[BEGIN DATASET SECTION]
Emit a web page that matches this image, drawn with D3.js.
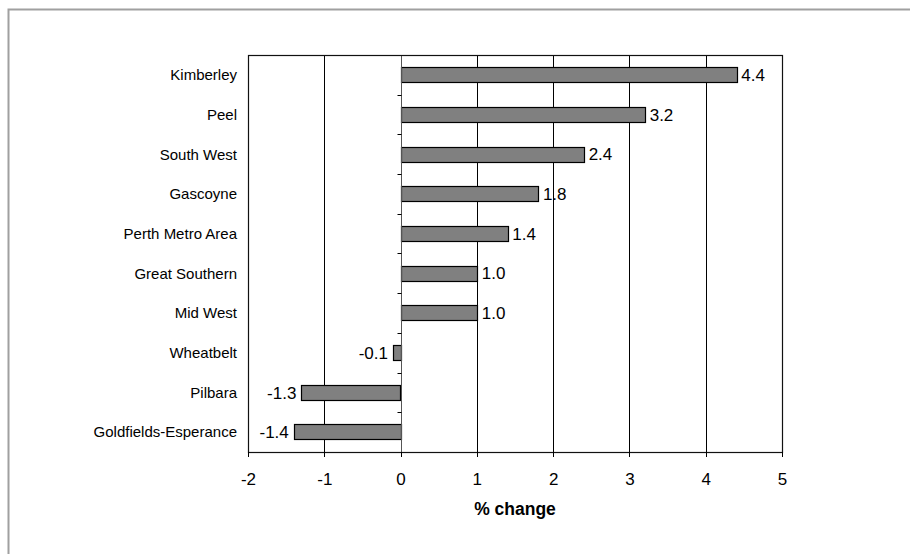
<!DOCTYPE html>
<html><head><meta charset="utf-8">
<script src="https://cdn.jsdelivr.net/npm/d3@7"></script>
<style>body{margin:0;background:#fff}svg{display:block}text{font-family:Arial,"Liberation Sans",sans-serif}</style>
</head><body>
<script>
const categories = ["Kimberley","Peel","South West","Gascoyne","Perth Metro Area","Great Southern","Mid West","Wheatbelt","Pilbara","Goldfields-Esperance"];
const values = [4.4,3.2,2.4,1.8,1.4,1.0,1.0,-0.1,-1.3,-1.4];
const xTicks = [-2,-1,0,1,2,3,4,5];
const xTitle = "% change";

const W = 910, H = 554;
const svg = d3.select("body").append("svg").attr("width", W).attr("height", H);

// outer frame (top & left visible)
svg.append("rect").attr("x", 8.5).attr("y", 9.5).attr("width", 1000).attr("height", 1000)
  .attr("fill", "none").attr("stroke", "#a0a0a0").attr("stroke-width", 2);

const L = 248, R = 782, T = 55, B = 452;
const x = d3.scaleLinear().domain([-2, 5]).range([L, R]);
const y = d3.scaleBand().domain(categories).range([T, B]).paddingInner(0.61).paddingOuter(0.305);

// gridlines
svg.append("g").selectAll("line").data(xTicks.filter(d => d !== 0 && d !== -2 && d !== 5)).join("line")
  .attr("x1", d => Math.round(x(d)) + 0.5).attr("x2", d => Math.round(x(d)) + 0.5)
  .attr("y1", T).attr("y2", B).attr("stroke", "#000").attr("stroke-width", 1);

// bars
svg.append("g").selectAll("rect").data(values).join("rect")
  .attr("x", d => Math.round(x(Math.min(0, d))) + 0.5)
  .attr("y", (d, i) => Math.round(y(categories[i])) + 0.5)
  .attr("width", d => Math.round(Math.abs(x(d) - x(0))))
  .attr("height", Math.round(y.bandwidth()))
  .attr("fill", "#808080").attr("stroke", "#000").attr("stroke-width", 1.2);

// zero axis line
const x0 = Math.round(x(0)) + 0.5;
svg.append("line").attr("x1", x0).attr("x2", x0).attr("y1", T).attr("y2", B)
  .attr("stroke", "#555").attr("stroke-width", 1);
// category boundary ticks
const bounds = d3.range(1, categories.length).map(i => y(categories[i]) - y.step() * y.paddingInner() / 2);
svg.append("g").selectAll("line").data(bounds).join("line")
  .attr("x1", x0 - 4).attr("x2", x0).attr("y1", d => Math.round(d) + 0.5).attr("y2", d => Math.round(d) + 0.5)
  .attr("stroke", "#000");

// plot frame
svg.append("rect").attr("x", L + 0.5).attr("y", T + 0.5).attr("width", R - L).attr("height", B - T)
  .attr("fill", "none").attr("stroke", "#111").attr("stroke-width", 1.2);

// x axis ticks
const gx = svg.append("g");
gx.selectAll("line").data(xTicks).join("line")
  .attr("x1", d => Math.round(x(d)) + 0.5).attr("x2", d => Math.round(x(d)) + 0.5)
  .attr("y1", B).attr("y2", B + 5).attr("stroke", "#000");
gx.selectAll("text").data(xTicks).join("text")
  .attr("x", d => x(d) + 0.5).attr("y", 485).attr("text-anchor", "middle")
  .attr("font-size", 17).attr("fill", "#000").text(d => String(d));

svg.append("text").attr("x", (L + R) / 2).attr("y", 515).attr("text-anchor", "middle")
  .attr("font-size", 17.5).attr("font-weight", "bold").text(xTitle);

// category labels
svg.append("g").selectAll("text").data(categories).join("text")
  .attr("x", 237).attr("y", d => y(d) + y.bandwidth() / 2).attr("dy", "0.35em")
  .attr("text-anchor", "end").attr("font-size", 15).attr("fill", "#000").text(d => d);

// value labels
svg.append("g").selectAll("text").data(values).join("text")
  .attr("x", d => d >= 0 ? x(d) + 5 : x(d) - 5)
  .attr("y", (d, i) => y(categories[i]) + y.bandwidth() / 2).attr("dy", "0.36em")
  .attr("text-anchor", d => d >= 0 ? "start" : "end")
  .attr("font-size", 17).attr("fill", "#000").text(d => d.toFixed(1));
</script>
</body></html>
[END DATASET SECTION]
REQUIREMENT:
Copy the material exactly. Do not include the pictures.

OUTPUT OF THE TASK:
Emit a web page that matches this image, drawn with D3.js.
<!DOCTYPE html>
<html><head><meta charset="utf-8">
<script src="https://cdn.jsdelivr.net/npm/d3@7"></script>
<style>body{margin:0;background:#fff}svg{display:block}text{font-family:Arial,"Liberation Sans",sans-serif}</style>
</head><body>
<script>
const categories = ["Kimberley","Peel","South West","Gascoyne","Perth Metro Area","Great Southern","Mid West","Wheatbelt","Pilbara","Goldfields-Esperance"];
const values = [4.4,3.2,2.4,1.8,1.4,1.0,1.0,-0.1,-1.3,-1.4];
const xTicks = [-2,-1,0,1,2,3,4,5];
const xTitle = "% change";

const W = 910, H = 554;
const svg = d3.select("body").append("svg").attr("width", W).attr("height", H);

// outer frame (top & left visible)
svg.append("rect").attr("x", 8.5).attr("y", 9.5).attr("width", 1000).attr("height", 1000)
  .attr("fill", "none").attr("stroke", "#a0a0a0").attr("stroke-width", 2);

const L = 248, R = 782, T = 55, B = 452;
const x = d3.scaleLinear().domain([-2, 5]).range([L, R]);
const y = d3.scaleBand().domain(categories).range([T, B]).paddingInner(0.61).paddingOuter(0.305);

// gridlines
svg.append("g").selectAll("line").data(xTicks.filter(d => d !== 0 && d !== -2 && d !== 5)).join("line")
  .attr("x1", d => Math.round(x(d)) + 0.5).attr("x2", d => Math.round(x(d)) + 0.5)
  .attr("y1", T).attr("y2", B).attr("stroke", "#000").attr("stroke-width", 1);

// bars
svg.append("g").selectAll("rect").data(values).join("rect")
  .attr("x", d => Math.round(x(Math.min(0, d))) + 0.5)
  .attr("y", (d, i) => Math.round(y(categories[i])) + 0.5)
  .attr("width", d => Math.round(Math.abs(x(d) - x(0))))
  .attr("height", Math.round(y.bandwidth()))
  .attr("fill", "#808080").attr("stroke", "#000").attr("stroke-width", 1.2);

// zero axis line
const x0 = Math.round(x(0)) + 0.5;
svg.append("line").attr("x1", x0).attr("x2", x0).attr("y1", T).attr("y2", B)
  .attr("stroke", "#555").attr("stroke-width", 1);
// category boundary ticks
const bounds = d3.range(1, categories.length).map(i => y(categories[i]) - y.step() * y.paddingInner() / 2);
svg.append("g").selectAll("line").data(bounds).join("line")
  .attr("x1", x0 - 4).attr("x2", x0).attr("y1", d => Math.round(d) + 0.5).attr("y2", d => Math.round(d) + 0.5)
  .attr("stroke", "#000");

// plot frame
svg.append("rect").attr("x", L + 0.5).attr("y", T + 0.5).attr("width", R - L).attr("height", B - T)
  .attr("fill", "none").attr("stroke", "#111").attr("stroke-width", 1.2);

// x axis ticks
const gx = svg.append("g");
gx.selectAll("line").data(xTicks).join("line")
  .attr("x1", d => Math.round(x(d)) + 0.5).attr("x2", d => Math.round(x(d)) + 0.5)
  .attr("y1", B).attr("y2", B + 5).attr("stroke", "#000");
gx.selectAll("text").data(xTicks).join("text")
  .attr("x", d => x(d) + 0.5).attr("y", 485).attr("text-anchor", "middle")
  .attr("font-size", 17).attr("fill", "#000").text(d => String(d));

svg.append("text").attr("x", (L + R) / 2).attr("y", 515).attr("text-anchor", "middle")
  .attr("font-size", 17.5).attr("font-weight", "bold").text(xTitle);

// category labels
svg.append("g").selectAll("text").data(categories).join("text")
  .attr("x", 237).attr("y", d => y(d) + y.bandwidth() / 2).attr("dy", "0.35em")
  .attr("text-anchor", "end").attr("font-size", 15).attr("fill", "#000").text(d => d);

// value labels
svg.append("g").selectAll("text").data(values).join("text")
  .attr("x", d => d >= 0 ? x(d) + 5 : x(d) - 5)
  .attr("y", (d, i) => y(categories[i]) + y.bandwidth() / 2).attr("dy", "0.36em")
  .attr("text-anchor", d => d >= 0 ? "start" : "end")
  .attr("font-size", 17).attr("fill", "#000").text(d => d.toFixed(1));
</script>
</body></html>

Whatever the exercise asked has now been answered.